-- Start of DATA SHOWN --

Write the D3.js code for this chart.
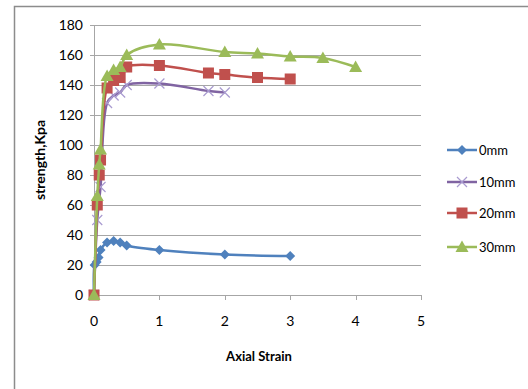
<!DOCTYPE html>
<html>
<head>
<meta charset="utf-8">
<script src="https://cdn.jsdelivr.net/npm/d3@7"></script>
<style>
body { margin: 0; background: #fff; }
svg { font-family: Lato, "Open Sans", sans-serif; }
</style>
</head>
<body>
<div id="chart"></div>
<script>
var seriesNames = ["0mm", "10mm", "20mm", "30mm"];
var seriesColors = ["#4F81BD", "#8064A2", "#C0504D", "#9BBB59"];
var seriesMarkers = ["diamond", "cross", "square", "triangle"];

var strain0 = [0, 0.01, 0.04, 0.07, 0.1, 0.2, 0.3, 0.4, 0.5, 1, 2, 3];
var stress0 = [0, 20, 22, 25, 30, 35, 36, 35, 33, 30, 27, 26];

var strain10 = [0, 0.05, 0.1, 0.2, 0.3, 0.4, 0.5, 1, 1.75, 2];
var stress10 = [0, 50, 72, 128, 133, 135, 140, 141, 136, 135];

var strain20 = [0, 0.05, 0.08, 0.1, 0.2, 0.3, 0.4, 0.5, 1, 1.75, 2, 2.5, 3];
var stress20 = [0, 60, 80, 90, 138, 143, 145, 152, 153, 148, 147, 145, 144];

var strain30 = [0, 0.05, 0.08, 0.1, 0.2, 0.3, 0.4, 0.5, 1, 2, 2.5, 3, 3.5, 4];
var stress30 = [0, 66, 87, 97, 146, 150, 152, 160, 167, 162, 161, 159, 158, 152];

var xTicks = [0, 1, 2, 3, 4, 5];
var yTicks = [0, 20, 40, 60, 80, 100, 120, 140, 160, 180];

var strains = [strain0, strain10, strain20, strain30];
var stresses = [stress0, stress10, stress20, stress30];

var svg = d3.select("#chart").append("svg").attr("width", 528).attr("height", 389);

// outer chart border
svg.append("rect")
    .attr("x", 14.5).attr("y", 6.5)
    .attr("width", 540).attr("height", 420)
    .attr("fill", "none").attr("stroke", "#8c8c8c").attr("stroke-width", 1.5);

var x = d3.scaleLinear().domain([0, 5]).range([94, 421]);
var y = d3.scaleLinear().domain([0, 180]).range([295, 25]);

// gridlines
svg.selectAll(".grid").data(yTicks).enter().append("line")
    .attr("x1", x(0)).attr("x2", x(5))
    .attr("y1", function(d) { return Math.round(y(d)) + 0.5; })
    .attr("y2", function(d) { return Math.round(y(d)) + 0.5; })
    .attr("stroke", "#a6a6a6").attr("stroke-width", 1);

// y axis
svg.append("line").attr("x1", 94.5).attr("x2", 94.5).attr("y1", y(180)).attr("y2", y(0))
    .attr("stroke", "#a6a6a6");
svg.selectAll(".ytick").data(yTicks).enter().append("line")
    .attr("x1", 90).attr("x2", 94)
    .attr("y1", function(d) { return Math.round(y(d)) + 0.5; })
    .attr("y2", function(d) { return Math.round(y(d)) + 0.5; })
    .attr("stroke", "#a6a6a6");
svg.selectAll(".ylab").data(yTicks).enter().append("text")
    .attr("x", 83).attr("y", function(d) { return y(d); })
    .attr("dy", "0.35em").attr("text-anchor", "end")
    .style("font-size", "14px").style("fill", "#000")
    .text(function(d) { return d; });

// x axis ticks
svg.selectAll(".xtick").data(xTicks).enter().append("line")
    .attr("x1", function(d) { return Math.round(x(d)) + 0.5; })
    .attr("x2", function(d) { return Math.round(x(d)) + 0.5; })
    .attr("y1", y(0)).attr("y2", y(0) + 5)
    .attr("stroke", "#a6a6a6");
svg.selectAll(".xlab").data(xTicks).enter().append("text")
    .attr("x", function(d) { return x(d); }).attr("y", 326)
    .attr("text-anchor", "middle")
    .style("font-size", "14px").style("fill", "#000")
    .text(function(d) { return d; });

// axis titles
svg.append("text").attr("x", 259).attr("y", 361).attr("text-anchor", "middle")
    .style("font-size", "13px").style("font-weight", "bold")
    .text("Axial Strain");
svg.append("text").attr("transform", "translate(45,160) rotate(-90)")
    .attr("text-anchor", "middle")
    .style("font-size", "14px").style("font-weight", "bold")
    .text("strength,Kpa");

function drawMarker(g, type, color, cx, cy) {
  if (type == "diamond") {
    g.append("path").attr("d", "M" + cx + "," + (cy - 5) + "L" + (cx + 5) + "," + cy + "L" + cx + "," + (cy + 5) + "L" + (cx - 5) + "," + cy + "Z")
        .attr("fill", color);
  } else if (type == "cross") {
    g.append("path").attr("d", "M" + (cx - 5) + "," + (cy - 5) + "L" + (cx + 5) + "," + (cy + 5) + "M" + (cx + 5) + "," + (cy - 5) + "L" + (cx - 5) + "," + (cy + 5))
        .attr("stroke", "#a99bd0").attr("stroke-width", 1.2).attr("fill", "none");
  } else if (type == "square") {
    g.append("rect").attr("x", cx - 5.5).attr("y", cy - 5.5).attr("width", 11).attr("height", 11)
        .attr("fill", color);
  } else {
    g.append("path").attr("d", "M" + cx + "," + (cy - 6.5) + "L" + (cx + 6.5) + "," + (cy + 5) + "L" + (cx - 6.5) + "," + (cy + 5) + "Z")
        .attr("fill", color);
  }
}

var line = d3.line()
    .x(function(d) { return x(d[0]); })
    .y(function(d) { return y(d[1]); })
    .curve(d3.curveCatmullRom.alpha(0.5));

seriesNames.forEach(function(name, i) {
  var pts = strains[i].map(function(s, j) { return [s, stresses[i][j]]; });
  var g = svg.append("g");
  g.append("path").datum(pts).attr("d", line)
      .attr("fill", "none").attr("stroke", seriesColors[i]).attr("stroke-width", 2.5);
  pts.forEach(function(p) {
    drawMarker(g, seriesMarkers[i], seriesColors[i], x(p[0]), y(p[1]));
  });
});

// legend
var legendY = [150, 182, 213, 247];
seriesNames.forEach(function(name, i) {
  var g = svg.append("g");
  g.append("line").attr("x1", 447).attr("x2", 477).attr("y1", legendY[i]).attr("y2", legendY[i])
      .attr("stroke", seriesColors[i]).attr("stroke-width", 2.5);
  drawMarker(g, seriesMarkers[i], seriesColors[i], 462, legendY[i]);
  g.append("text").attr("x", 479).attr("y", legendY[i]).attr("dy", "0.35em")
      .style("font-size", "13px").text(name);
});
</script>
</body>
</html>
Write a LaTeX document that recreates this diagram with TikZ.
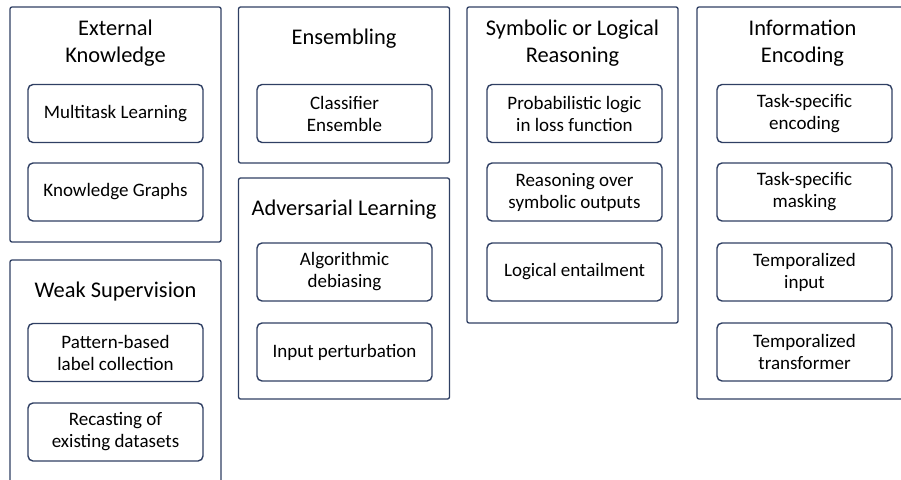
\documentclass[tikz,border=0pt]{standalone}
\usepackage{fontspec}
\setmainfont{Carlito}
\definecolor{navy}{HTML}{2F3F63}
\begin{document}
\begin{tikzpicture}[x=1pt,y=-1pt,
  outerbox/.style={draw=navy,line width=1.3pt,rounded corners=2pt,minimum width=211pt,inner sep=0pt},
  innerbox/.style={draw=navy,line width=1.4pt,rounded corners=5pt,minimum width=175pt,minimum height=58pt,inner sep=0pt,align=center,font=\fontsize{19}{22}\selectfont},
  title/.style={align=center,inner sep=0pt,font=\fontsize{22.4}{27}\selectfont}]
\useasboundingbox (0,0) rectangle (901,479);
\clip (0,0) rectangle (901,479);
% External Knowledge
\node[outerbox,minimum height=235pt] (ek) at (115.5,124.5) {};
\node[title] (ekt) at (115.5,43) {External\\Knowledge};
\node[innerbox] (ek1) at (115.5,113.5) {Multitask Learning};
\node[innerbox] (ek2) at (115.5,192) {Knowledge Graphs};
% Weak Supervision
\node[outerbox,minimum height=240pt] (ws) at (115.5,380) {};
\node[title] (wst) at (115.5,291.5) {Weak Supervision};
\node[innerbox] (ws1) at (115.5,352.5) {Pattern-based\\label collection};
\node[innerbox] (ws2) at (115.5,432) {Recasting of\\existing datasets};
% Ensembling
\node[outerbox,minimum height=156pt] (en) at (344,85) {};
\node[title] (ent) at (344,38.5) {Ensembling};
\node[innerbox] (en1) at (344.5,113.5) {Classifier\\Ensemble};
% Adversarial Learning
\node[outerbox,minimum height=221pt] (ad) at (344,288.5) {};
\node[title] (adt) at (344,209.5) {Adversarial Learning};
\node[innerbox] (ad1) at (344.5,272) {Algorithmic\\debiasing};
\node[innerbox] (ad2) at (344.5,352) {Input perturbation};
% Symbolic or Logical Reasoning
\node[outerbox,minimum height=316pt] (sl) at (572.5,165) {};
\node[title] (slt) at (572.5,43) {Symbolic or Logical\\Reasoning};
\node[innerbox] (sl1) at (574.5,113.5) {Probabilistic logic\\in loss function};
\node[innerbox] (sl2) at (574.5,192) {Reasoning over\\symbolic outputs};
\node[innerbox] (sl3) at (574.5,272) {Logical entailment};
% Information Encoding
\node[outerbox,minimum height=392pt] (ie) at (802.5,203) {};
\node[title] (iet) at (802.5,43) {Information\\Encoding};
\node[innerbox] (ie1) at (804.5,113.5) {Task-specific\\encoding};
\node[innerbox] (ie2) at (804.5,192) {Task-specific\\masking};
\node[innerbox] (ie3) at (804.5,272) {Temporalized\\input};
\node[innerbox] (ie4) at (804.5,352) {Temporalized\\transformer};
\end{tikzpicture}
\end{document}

-- End of DATA SHOWN --

_INSTRUCTIONS FOR THE TASK:_ Begin at the first line of the data above and repeat each line exactly, stopping after the line containing "140, 160, 180];". Omit the pictures.

_REPLY TO THE TASK:_
Write the D3.js code for this chart.
<!DOCTYPE html>
<html>
<head>
<meta charset="utf-8">
<script src="https://cdn.jsdelivr.net/npm/d3@7"></script>
<style>
body { margin: 0; background: #fff; }
svg { font-family: Lato, "Open Sans", sans-serif; }
</style>
</head>
<body>
<div id="chart"></div>
<script>
var seriesNames = ["0mm", "10mm", "20mm", "30mm"];
var seriesColors = ["#4F81BD", "#8064A2", "#C0504D", "#9BBB59"];
var seriesMarkers = ["diamond", "cross", "square", "triangle"];

var strain0 = [0, 0.01, 0.04, 0.07, 0.1, 0.2, 0.3, 0.4, 0.5, 1, 2, 3];
var stress0 = [0, 20, 22, 25, 30, 35, 36, 35, 33, 30, 27, 26];

var strain10 = [0, 0.05, 0.1, 0.2, 0.3, 0.4, 0.5, 1, 1.75, 2];
var stress10 = [0, 50, 72, 128, 133, 135, 140, 141, 136, 135];

var strain20 = [0, 0.05, 0.08, 0.1, 0.2, 0.3, 0.4, 0.5, 1, 1.75, 2, 2.5, 3];
var stress20 = [0, 60, 80, 90, 138, 143, 145, 152, 153, 148, 147, 145, 144];

var strain30 = [0, 0.05, 0.08, 0.1, 0.2, 0.3, 0.4, 0.5, 1, 2, 2.5, 3, 3.5, 4];
var stress30 = [0, 66, 87, 97, 146, 150, 152, 160, 167, 162, 161, 159, 158, 152];

var xTicks = [0, 1, 2, 3, 4, 5];
var yTicks = [0, 20, 40, 60, 80, 100, 120, 140, 160, 180];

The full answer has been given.